It’s difficult to wait for something.
How many times in your life have you really had to wait? Usually if something you look forward to is happening in the future, you pass the time until then. The show is on the 12th of next month, today is the 23rd, so you’ve got about three weeks. You’ve got other things to do until then and little time to wait around. Occasionally you remember the event: two weeks, one week, three days to go. And for a moment out of time you stand in expectation, imagining the day of the event, seeing it as if you’re already there, before returning with a jolt to the present moment’s business. Apart from these moments where you stand in readiness, you’re not really waiting. You’re just passing the time as the day approaches.

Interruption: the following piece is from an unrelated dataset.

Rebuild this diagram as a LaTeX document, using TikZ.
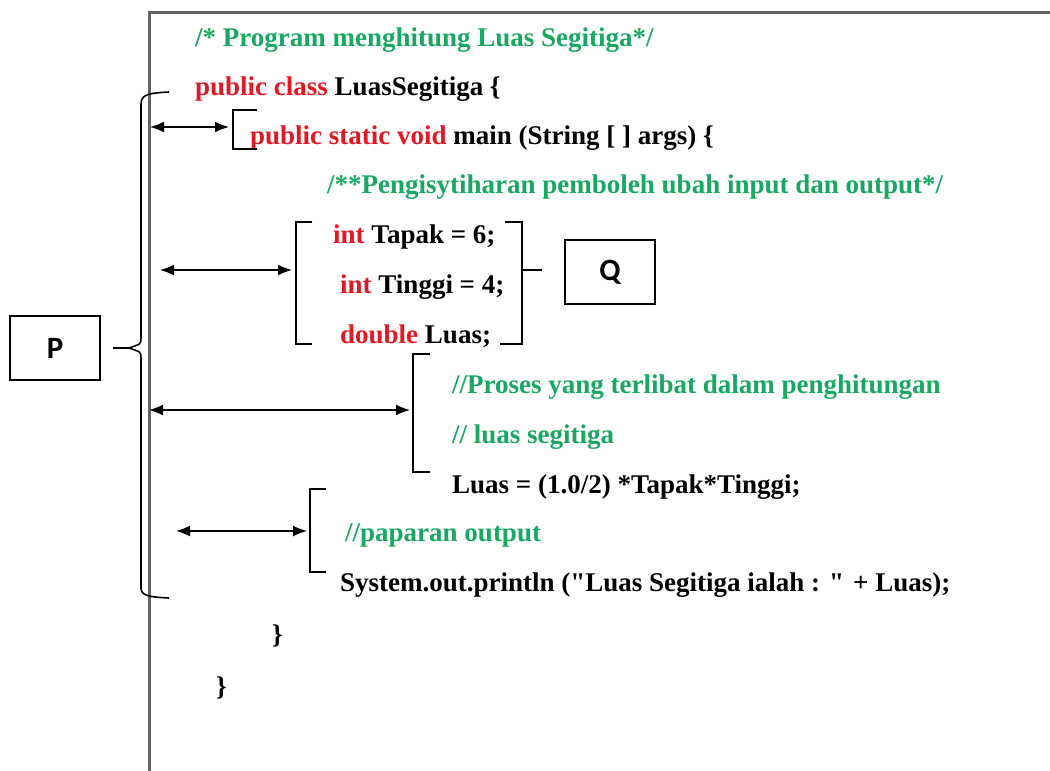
\documentclass[tikz,border=0pt]{standalone}
\usepackage{fontspec}
\setmainfont{Liberation Serif}
\setsansfont{Carlito}
\usetikzlibrary{positioning,arrows.meta}

\definecolor{kwred}{RGB}{228,24,36}
\definecolor{cmtgreen}{RGB}{24,168,96}
\definecolor{framegray}{RGB}{100,100,100}

\tikzset{
  code/.style={anchor=west, inner sep=0pt, font=\fontsize{27}{30}\selectfont\bfseries},
  cmt/.style={code, text=cmtgreen},
  labelbox/.style={rectangle, draw, line width=1.2pt, minimum width=90pt, minimum height=64pt, font=\fontsize{31}{34}\selectfont\sffamily\bfseries},
  brk/.style={line width=1.6pt},
  pointer/.style={line width=1.6pt, {Latex[length=14pt,width=11pt]}-{Latex[length=14pt,width=11pt]}}
}
\newcommand{\kw}[1]{\textcolor{kwred}{#1}}

\begin{document}
\begin{tikzpicture}[x=1pt, y=-1pt]
        \useasboundingbox (0,0) rectangle (1050,771);

        % frame of the listing
        \draw[framegray, line width=3pt] (1050,12) -- (149,12) -- (149,771);

        % code lines
        \node[cmt] (c1) at (195,40) {/* Program menghitung Luas Segitiga*/};
        \node[code] (l1) at (195,89) {\kw{public class} LuasSegitiga \{};
        \node[code] (l2) at (250,138) {\kw{public static void} main (String [ ] args) \{};
        \node[cmt] (c2) at (327,187) {/**Pengisytiharan pemboleh ubah input dan output*/};
        \node[code] (v1) at (333,237) {\kw{int} Tapak = 6;};
        \node[code] (v2) at (340,287) {\kw{int} Tinggi = 4;};
        \node[code] (v3) at (340,336) {\kw{double} Luas;};
        \node[cmt] (c3) at (452,387) {//Proses yang terlibat dalam penghitungan};
        \node[cmt] (c4) at (452,437) {// luas segitiga};
        \node[code] (l3) at (452,487) {Luas = (1.0/2) *Tapak*Tinggi;};
        \node[cmt] (c5) at (345,535) {//paparan output};
        \node[code] (l4) at (340,585) {System.out.println (\textquotedbl Luas Segitiga ialah : \textquotedbl{} + Luas);};
        \node[code] (e1) at (272,636) {\}};
        \node[code] (e2) at (216,688) {\}};

        % labels
        \node[labelbox] (P) at (55,348) {P};
        \node[labelbox] (Q) at (610,272) {Q};

        % big brace
        \coordinate (pTip) at (129,348);
        \coordinate (pEnd) at (113,348);
        \draw[brk] (169,92) .. controls (150,93) and (141,94) .. (141,104)
                -- (141,338) .. controls (141,344) .. (pTip)
                .. controls (141,352) .. (141,358)
                -- (141,588) .. controls (141,596) and (150,597) .. (169,598);
        \draw[brk] (pEnd) -- (pTip);

        % brackets
        \draw[brk] (257,110) -- (233,110) -- (233,149) -- (257,149);
        \draw[brk] (312,222) -- (296,222) -- (296,344) -- (312,344);
        \draw[brk] (505,222) -- (522,222) -- (522,344) -- (500,344);
        \draw[brk] (430,354) -- (413,354) -- (413,472) -- (430,472);
        \draw[brk] (326,489) -- (310,489) -- (310,572) -- (326,572);
        \coordinate (qTick) at (522,270);
        \coordinate (qEnd) at (542,270);
        \draw[brk] (qTick) -- (qEnd);

        % arrows
        \coordinate (a1L) at (150,127);
        \coordinate (a1R) at (229,127);
        \coordinate (a2L) at (160,270);
        \coordinate (a2R) at (292,270);
        \coordinate (a3L) at (149,410);
        \coordinate (a3R) at (410,410);
        \coordinate (a4L) at (176,531);
        \coordinate (a4R) at (307,531);
        \draw[pointer] (a1L) -- (a1R);
        \draw[pointer] (a2L) -- (a2R);
        \draw[pointer] (a3L) -- (a3R);
        \draw[pointer] (a4L) -- (a4R);
      \end{tikzpicture}
\end{document}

But what if all you had to do was wait?
Perhaps you don’t know exactly when the day will arrive. And perhaps this thing is very important to you. An opportunity that will change your life forever. Like Christmas morning to a child, it’s all you can think about. Everything else in the world becomes jumbled and irrelevant, noise and chaos. The only thing that has meaning now is the awaited event. Do you count the hours, minutes, seconds to the end of each day?
But even this simple act of counting becomes a jumble. Your mind cannot focus on anything as immediate as seconds, or even on the present minute or hour. What day is it? All you can think about is the moment that is not here yet. It repeats and repeats, the toll of a bell from a too distant future: not yet, not yet.
What about the place where you wait? It is a dark hole in the ground, nothing more. It has no details that will register on your mind, your brain craning out too far into the void of the future for anything in the present to impact upon it.
“I can’t wait!” says the child. And what if you literally cannot? Perhaps waiting becomes impossible when all there is to do is wait, when there is nothing that can interest you in the present moment, nothing to latch onto. You have no clear idea of where you are, of time passing … And how can you be said to be waiting if time has ceased to pass? A paradoxical notion: to wait for eternity. And you start as if from a nightmare as the vertigo of that thought hits you. That here in the dark, waiting, is where it all ends.